Handling Partial and Missing Data
Real-world identification requires flexibility.
Partial Matching
If only a subset of teeth is available:
- Compare only overlapping data
- Normalize the score accordingly
Missing Data Tolerance
Instead of penalizing missing data:
- Ignore unknown fields
- Focus on available evidence
Asymmetric Matching
PM and AM records often differ in completeness.
The system must support:
- Unequal data sizes
- Directional comparison
From Score to Decision
The similarity score itself is not the final answer.
It is a tool for decision-making.
- High score → strong candidate
- Medium score → requires expert review
- Low score → unlikely match
This preserves the role of forensic experts while enhancing efficiency.
Why This Matters
This approach fundamentally changes the identification process:
- Reduces manual comparison effort
- Enables large-scale matching
- Introduces reproducible logic
Most importantly:
Identification becomes a quantifiable problem, not purely a subjective judgment.

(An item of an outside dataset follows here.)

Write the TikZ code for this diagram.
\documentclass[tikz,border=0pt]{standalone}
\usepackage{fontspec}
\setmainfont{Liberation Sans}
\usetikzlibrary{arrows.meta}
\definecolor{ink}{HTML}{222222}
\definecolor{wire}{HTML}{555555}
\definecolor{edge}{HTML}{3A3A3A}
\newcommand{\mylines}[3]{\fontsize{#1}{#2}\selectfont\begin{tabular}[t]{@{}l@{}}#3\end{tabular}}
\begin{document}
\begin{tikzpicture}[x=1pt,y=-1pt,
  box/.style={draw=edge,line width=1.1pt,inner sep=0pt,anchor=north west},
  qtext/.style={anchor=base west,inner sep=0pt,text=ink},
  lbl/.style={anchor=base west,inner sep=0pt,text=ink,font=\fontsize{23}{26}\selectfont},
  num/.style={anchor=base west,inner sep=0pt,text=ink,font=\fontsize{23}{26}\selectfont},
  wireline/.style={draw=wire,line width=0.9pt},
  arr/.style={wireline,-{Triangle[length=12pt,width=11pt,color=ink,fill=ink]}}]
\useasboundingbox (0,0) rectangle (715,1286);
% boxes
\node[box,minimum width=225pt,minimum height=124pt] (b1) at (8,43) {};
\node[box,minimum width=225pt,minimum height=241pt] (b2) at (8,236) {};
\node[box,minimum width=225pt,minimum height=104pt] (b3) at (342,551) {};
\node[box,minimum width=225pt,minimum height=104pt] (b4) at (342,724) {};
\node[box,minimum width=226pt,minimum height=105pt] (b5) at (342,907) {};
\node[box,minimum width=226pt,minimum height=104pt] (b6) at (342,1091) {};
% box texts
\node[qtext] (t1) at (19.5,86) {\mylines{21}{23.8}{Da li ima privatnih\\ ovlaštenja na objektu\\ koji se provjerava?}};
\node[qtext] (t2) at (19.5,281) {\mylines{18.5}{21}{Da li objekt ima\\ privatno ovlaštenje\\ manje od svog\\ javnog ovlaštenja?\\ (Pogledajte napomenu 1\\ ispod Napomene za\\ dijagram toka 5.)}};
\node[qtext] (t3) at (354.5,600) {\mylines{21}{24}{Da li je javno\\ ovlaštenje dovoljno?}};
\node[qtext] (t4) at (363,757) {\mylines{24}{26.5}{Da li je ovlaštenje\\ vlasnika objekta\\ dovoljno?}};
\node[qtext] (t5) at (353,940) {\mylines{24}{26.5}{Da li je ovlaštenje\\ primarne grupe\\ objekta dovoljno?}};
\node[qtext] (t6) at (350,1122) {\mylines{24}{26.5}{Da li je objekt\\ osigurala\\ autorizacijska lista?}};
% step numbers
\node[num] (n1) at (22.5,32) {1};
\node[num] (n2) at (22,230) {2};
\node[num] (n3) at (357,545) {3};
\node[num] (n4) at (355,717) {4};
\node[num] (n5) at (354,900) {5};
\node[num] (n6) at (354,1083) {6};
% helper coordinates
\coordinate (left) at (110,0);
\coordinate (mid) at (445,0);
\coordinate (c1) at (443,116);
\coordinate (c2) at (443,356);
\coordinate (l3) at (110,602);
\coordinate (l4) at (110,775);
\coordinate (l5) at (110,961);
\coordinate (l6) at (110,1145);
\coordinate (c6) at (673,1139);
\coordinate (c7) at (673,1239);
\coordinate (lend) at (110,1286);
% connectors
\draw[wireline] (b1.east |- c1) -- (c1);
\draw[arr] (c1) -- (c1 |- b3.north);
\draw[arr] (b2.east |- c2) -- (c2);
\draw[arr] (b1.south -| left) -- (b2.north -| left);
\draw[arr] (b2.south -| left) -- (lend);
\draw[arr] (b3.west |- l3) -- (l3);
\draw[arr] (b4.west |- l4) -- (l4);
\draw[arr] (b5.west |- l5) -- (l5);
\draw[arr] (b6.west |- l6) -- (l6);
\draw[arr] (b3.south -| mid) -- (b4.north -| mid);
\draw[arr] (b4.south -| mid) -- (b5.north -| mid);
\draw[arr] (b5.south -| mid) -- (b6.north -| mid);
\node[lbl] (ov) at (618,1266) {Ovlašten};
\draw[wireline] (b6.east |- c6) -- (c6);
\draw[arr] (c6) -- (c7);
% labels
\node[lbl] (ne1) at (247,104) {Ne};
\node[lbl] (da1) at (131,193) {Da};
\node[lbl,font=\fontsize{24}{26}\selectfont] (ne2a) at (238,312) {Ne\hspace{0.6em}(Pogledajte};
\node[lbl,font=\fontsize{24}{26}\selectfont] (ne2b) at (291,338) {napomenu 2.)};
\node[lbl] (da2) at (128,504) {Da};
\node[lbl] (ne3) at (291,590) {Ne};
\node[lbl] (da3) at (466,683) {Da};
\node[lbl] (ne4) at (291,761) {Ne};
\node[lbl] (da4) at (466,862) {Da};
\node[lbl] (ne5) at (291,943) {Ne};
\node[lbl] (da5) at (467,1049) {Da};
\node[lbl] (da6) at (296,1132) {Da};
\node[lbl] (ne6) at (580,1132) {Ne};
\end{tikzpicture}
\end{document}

Toward AI-Assisted Matching
Once similarity scoring is defined:
- Feature vectors can be constructed
- Machine learning models can be trained
- Matching can be partially automated
The similarity engine becomes the foundation for:
- Pattern recognition
- Predictive identification
- Decision support systems
Conclusion
Querying allows us to find relevant data.
Similarity scoring allows us to interpret it.
Identification is not just about retrieving records,
but about reasoning over them.
By transforming dental records into a structured and comparable format,
we move closer to a system where forensic identification is not only possible,
but scalable, consistent, and computationally grounded.